### COLLECTED MATERIAL
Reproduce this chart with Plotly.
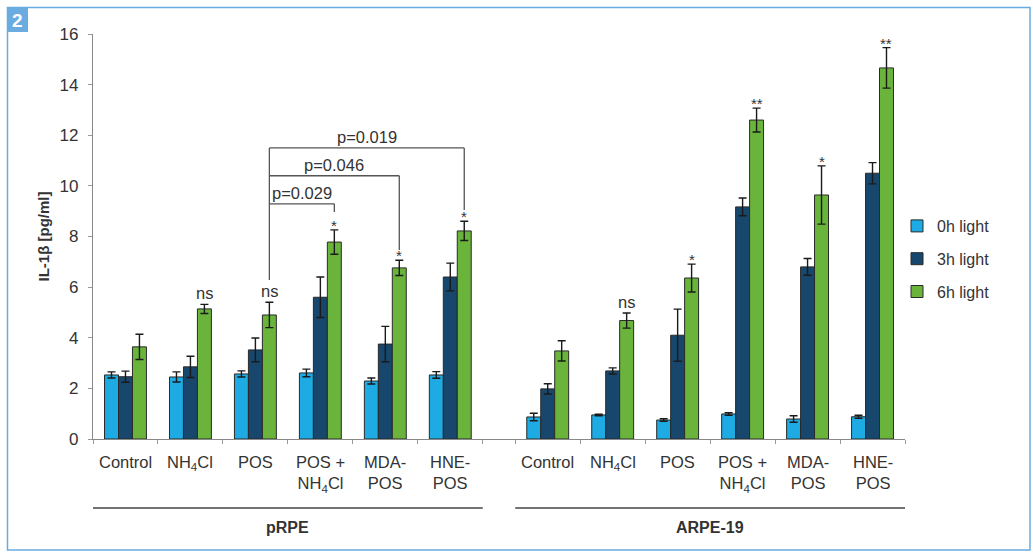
import plotly.graph_objects as go

# ---------------- data ----------------
categories = ["Control", "NH<sub>4</sub>Cl", "POS", "POS +<br>NH<sub>4</sub>Cl", "MDA-<br>POS", "HNE-<br>POS"]
cell_lines = ["pRPE", "ARPE-19"]
series_names = ["0h light", "3h light", "6h light"]

prpe_0h = [2.53, 2.45, 2.57, 2.61, 2.29, 2.53]
prpe_0h_err = [0.12, 0.20, 0.12, 0.15, 0.12, 0.13]
prpe_3h = [2.46, 2.85, 3.52, 5.60, 3.75, 6.40]
prpe_3h_err = [0.22, 0.42, 0.47, 0.80, 0.70, 0.55]
prpe_6h = [3.64, 5.14, 4.90, 7.78, 6.76, 8.22]
prpe_6h_err = [0.50, 0.18, 0.50, 0.48, 0.30, 0.38]

arpe_0h = [0.87, 0.95, 0.75, 0.99, 0.79, 0.88]
arpe_0h_err = [0.15, 0.03, 0.05, 0.05, 0.13, 0.06]
arpe_3h = [1.98, 2.69, 4.10, 9.17, 6.80, 10.50]
arpe_3h_err = [0.20, 0.12, 1.03, 0.35, 0.33, 0.42]
arpe_6h = [3.48, 4.68, 6.36, 12.60, 9.64, 14.66]
arpe_6h_err = [0.40, 0.30, 0.55, 0.47, 1.15, 0.80]

prpe_sig = ["", "ns", "ns", "*", "*", "*"]
arpe_sig = ["", "ns", "*", "**", "*", "**"]

p_labels = ["p=0.029", "p=0.046", "p=0.019"]
y_ticks = [0, 2, 4, 6, 8, 10, 12, 14, 16]

# ---------------- layout helpers ----------------
prpe_pos = [0.5 + i for i in range(6)]
arpe_pos = [7.0 + i for i in range(6)]
xpos = prpe_pos + arpe_pos
W = 0.215

colors = ["#1eaae2", "#17476c", "#6ab43c"]
vals = [prpe_0h + arpe_0h, prpe_3h + arpe_3h, prpe_6h + arpe_6h]
errs = [prpe_0h_err + arpe_0h_err, prpe_3h_err + arpe_3h_err, prpe_6h_err + arpe_6h_err]
offsets = [-1.5 * W, -0.5 * W, 0.5 * W]

L, R, T, B = 93, 905, 34, 439
FIG_W, FIG_H = 1033, 552


def px(xp):
    return (xp - L) / (R - L)


def py(yp):
    return (B - yp) / (B - T)


FONT = "Liberation Sans, Arial, sans-serif"
TXT = "#333333"

fig = go.Figure()
for k in range(3):
    fig.add_trace(go.Bar(
        x=xpos, y=vals[k], name=series_names[k],
        width=W, offset=offsets[k],
        marker=dict(color=colors[k], line=dict(color="#2a2a2a", width=1)),
        error_y=dict(type="data", array=errs[k], visible=True,
                     color="#1a1a1a", thickness=1.4, width=4),
        legendgroup=series_names[k],
    ))

shapes = []
annotations = []

# significance marks above 6h bars
sig_all = prpe_sig + arpe_sig
for i, s in enumerate(sig_all):
    if not s:
        continue
    top = vals[2][i] + errs[2][i]
    if s == "ns":
        annotations.append(dict(x=xpos[i] + W, y=top, text="ns", showarrow=False,
                                xref="x", yref="y", yanchor="bottom", yshift=0,
                                font=dict(family=FONT, size=16.5, color=TXT)))
    else:
        annotations.append(dict(x=xpos[i] + W, y=top, text=s, showarrow=False,
                                xref="x", yref="y", yanchor="bottom", yshift=-6,
                                font=dict(family=FONT, size=15, color=TXT)))

# brackets (pRPE)
c6 = [p + W for p in prpe_pos]
line_style = dict(color="#555555", width=1.3)
left_x = c6[2]
bracket_levels = [9.29, 10.4, 11.5]
drop_ends = [8.97, 7.47, 9.05]
targets = [3, 4, 5]
shapes.append(dict(type="line", xref="x", yref="y", x0=left_x, x1=left_x,
                   y0=6.28, y1=bracket_levels[-1], line=line_style))
for lvl, end, tgt, lab in zip(bracket_levels, drop_ends, targets, p_labels):
    shapes.append(dict(type="line", xref="x", yref="y", x0=left_x, x1=c6[tgt],
                       y0=lvl, y1=lvl, line=line_style))
    shapes.append(dict(type="line", xref="x", yref="y", x0=c6[tgt], x1=c6[tgt],
                       y0=lvl, y1=end, line=line_style))
    annotations.append(dict(x=(left_x + c6[tgt]) / 2, y=lvl, text=lab, showarrow=False,
                            xref="x", yref="y", yanchor="bottom", yshift=0,
                            font=dict(family=FONT, size=16.5, color=TXT)))

# category labels
for i, xp in enumerate(xpos):
    annotations.append(dict(x=xp, y=py(451), xref="x", yref="paper", text=categories[i % 6],
                            showarrow=False, yanchor="top", align="center",
                            font=dict(family=FONT, size=16.5, color=TXT)))

# group separator lines and labels
groups = [(0, 6, 3, cell_lines[0]), (6.5, 12.5, 9.5, cell_lines[1])]
for x0, x1, xc, name in groups:
    shapes.append(dict(type="line", xref="x", yref="paper", x0=x0, x1=x1,
                       y0=py(508), y1=py(508), line=dict(color="#444444", width=1.5)))
    annotations.append(dict(x=xc, y=py(527), xref="x", yref="paper", text="<b>%s</b>" % name,
                            showarrow=False, yanchor="middle",
                            font=dict(family=FONT, size=16, color=TXT)))

# frame and panel tag
shapes.append(dict(type="rect", xref="paper", yref="paper", x0=px(7.5), x1=px(1030),
                   y0=py(550), y1=py(7.5), line=dict(color="#6aace0", width=1.5), layer="below"))
shapes.append(dict(type="rect", xref="paper", yref="paper", x0=px(7), x1=px(28),
                   y0=py(32), y1=py(7), fillcolor="#6aace0", line=dict(width=0), layer="below"))
annotations.append(dict(x=px(17.5), y=py(20), xref="paper", yref="paper", text="<b>2</b>",
                        showarrow=False, xanchor="center", yanchor="middle",
                        font=dict(family=FONT, size=19, color="white")))

fig.update_layout(
    width=FIG_W, height=FIG_H,
    margin=dict(l=L, r=FIG_W - R, t=T, b=FIG_H - B),
    paper_bgcolor="white", plot_bgcolor="white",
    barmode="overlay",
    showlegend=True,
    legend=dict(x=px(897), y=py(259), xanchor="left", yanchor="middle",
                font=dict(family=FONT, size=16, color=TXT), tracegroupgap=9,
                bgcolor="rgba(0,0,0,0)"),
    xaxis=dict(range=[0, 12.5], showgrid=False, zeroline=False,
               showline=True, linecolor="#888888", linewidth=1.2,
               tickvals=[0, 1, 2, 3, 4, 5, 6, 6.5, 7.5, 8.5, 9.5, 10.5, 11.5, 12.5],
               ticks="outside", ticklen=4, tickcolor="#999999", showticklabels=False),
    yaxis=dict(range=[0, 16], showgrid=False, zeroline=False,
               showline=True, linecolor="#888888", linewidth=1.2,
               tickvals=y_ticks, ticks="outside", ticklen=4, tickcolor="#999999",
               ticklabelstandoff=6,
               tickfont=dict(family=FONT, size=17, color=TXT),
               title=dict(text="<b>IL-1β [pg/ml]</b>", standoff=6,
                          font=dict(family=FONT, size=15, color=TXT))),
    shapes=shapes, annotations=annotations,
)

fig.write_html("out.html", config={"displayModeBar": False},
               post_script="document.body.style.margin='0';document.body.style.overflow='hidden';")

### EXERCISE PROMPT
Repeat the data exactly, excluding the pictures.

### CORRECT OUTPUT
Reproduce this chart with Plotly.
import plotly.graph_objects as go

# ---------------- data ----------------
categories = ["Control", "NH<sub>4</sub>Cl", "POS", "POS +<br>NH<sub>4</sub>Cl", "MDA-<br>POS", "HNE-<br>POS"]
cell_lines = ["pRPE", "ARPE-19"]
series_names = ["0h light", "3h light", "6h light"]

prpe_0h = [2.53, 2.45, 2.57, 2.61, 2.29, 2.53]
prpe_0h_err = [0.12, 0.20, 0.12, 0.15, 0.12, 0.13]
prpe_3h = [2.46, 2.85, 3.52, 5.60, 3.75, 6.40]
prpe_3h_err = [0.22, 0.42, 0.47, 0.80, 0.70, 0.55]
prpe_6h = [3.64, 5.14, 4.90, 7.78, 6.76, 8.22]
prpe_6h_err = [0.50, 0.18, 0.50, 0.48, 0.30, 0.38]

arpe_0h = [0.87, 0.95, 0.75, 0.99, 0.79, 0.88]
arpe_0h_err = [0.15, 0.03, 0.05, 0.05, 0.13, 0.06]
arpe_3h = [1.98, 2.69, 4.10, 9.17, 6.80, 10.50]
arpe_3h_err = [0.20, 0.12, 1.03, 0.35, 0.33, 0.42]
arpe_6h = [3.48, 4.68, 6.36, 12.60, 9.64, 14.66]
arpe_6h_err = [0.40, 0.30, 0.55, 0.47, 1.15, 0.80]

prpe_sig = ["", "ns", "ns", "*", "*", "*"]
arpe_sig = ["", "ns", "*", "**", "*", "**"]

p_labels = ["p=0.029", "p=0.046", "p=0.019"]
y_ticks = [0, 2, 4, 6, 8, 10, 12, 14, 16]

# ---------------- layout helpers ----------------
prpe_pos = [0.5 + i for i in range(6)]
arpe_pos = [7.0 + i for i in range(6)]
xpos = prpe_pos + arpe_pos
W = 0.215

colors = ["#1eaae2", "#17476c", "#6ab43c"]
vals = [prpe_0h + arpe_0h, prpe_3h + arpe_3h, prpe_6h + arpe_6h]
errs = [prpe_0h_err + arpe_0h_err, prpe_3h_err + arpe_3h_err, prpe_6h_err + arpe_6h_err]
offsets = [-1.5 * W, -0.5 * W, 0.5 * W]

L, R, T, B = 93, 905, 34, 439
FIG_W, FIG_H = 1033, 552


def px(xp):
    return (xp - L) / (R - L)


def py(yp):
    return (B - yp) / (B - T)


FONT = "Liberation Sans, Arial, sans-serif"
TXT = "#333333"

fig = go.Figure()
for k in range(3):
    fig.add_trace(go.Bar(
        x=xpos, y=vals[k], name=series_names[k],
        width=W, offset=offsets[k],
        marker=dict(color=colors[k], line=dict(color="#2a2a2a", width=1)),
        error_y=dict(type="data", array=errs[k], visible=True,
                     color="#1a1a1a", thickness=1.4, width=4),
        legendgroup=series_names[k],
    ))

shapes = []
annotations = []

# significance marks above 6h bars
sig_all = prpe_sig + arpe_sig
for i, s in enumerate(sig_all):
    if not s:
        continue
    top = vals[2][i] + errs[2][i]
    if s == "ns":
        annotations.append(dict(x=xpos[i] + W, y=top, text="ns", showarrow=False,
                                xref="x", yref="y", yanchor="bottom", yshift=0,
                                font=dict(family=FONT, size=16.5, color=TXT)))
    else:
        annotations.append(dict(x=xpos[i] + W, y=top, text=s, showarrow=False,
                                xref="x", yref="y", yanchor="bottom", yshift=-6,
                                font=dict(family=FONT, size=15, color=TXT)))

# brackets (pRPE)
c6 = [p + W for p in prpe_pos]
line_style = dict(color="#555555", width=1.3)
left_x = c6[2]
bracket_levels = [9.29, 10.4, 11.5]
drop_ends = [8.97, 7.47, 9.05]
targets = [3, 4, 5]
shapes.append(dict(type="line", xref="x", yref="y", x0=left_x, x1=left_x,
                   y0=6.28, y1=bracket_levels[-1], line=line_style))
for lvl, end, tgt, lab in zip(bracket_levels, drop_ends, targets, p_labels):
    shapes.append(dict(type="line", xref="x", yref="y", x0=left_x, x1=c6[tgt],
                       y0=lvl, y1=lvl, line=line_style))
    shapes.append(dict(type="line", xref="x", yref="y", x0=c6[tgt], x1=c6[tgt],
                       y0=lvl, y1=end, line=line_style))
    annotations.append(dict(x=(left_x + c6[tgt]) / 2, y=lvl, text=lab, showarrow=False,
                            xref="x", yref="y", yanchor="bottom", yshift=0,
                            font=dict(family=FONT, size=16.5, color=TXT)))

# category labels
for i, xp in enumerate(xpos):
    annotations.append(dict(x=xp, y=py(451), xref="x", yref="paper", text=categories[i % 6],
                            showarrow=False, yanchor="top", align="center",
                            font=dict(family=FONT, size=16.5, color=TXT)))

# group separator lines and labels
groups = [(0, 6, 3, cell_lines[0]), (6.5, 12.5, 9.5, cell_lines[1])]
for x0, x1, xc, name in groups:
    shapes.append(dict(type="line", xref="x", yref="paper", x0=x0, x1=x1,
                       y0=py(508), y1=py(508), line=dict(color="#444444", width=1.5)))
    annotations.append(dict(x=xc, y=py(527), xref="x", yref="paper", text="<b>%s</b>" % name,
                            showarrow=False, yanchor="middle",
                            font=dict(family=FONT, size=16, color=TXT)))

# frame and panel tag
shapes.append(dict(type="rect", xref="paper", yref="paper", x0=px(7.5), x1=px(1030),
                   y0=py(550), y1=py(7.5), line=dict(color="#6aace0", width=1.5), layer="below"))
shapes.append(dict(type="rect", xref="paper", yref="paper", x0=px(7), x1=px(28),
                   y0=py(32), y1=py(7), fillcolor="#6aace0", line=dict(width=0), layer="below"))
annotations.append(dict(x=px(17.5), y=py(20), xref="paper", yref="paper", text="<b>2</b>",
                        showarrow=False, xanchor="center", yanchor="middle",
                        font=dict(family=FONT, size=19, color="white")))

fig.update_layout(
    width=FIG_W, height=FIG_H,
    margin=dict(l=L, r=FIG_W - R, t=T, b=FIG_H - B),
    paper_bgcolor="white", plot_bgcolor="white",
    barmode="overlay",
    showlegend=True,
    legend=dict(x=px(897), y=py(259), xanchor="left", yanchor="middle",
                font=dict(family=FONT, size=16, color=TXT), tracegroupgap=9,
                bgcolor="rgba(0,0,0,0)"),
    xaxis=dict(range=[0, 12.5], showgrid=False, zeroline=False,
               showline=True, linecolor="#888888", linewidth=1.2,
               tickvals=[0, 1, 2, 3, 4, 5, 6, 6.5, 7.5, 8.5, 9.5, 10.5, 11.5, 12.5],
               ticks="outside", ticklen=4, tickcolor="#999999", showticklabels=False),
    yaxis=dict(range=[0, 16], showgrid=False, zeroline=False,
               showline=True, linecolor="#888888", linewidth=1.2,
               tickvals=y_ticks, ticks="outside", ticklen=4, tickcolor="#999999",
               ticklabelstandoff=6,
               tickfont=dict(family=FONT, size=17, color=TXT),
               title=dict(text="<b>IL-1β [pg/ml]</b>", standoff=6,
                          font=dict(family=FONT, size=15, color=TXT))),
    shapes=shapes, annotations=annotations,
)

fig.write_html("out.html", config={"displayModeBar": False},
               post_script="document.body.style.margin='0';document.body.style.overflow='hidden';")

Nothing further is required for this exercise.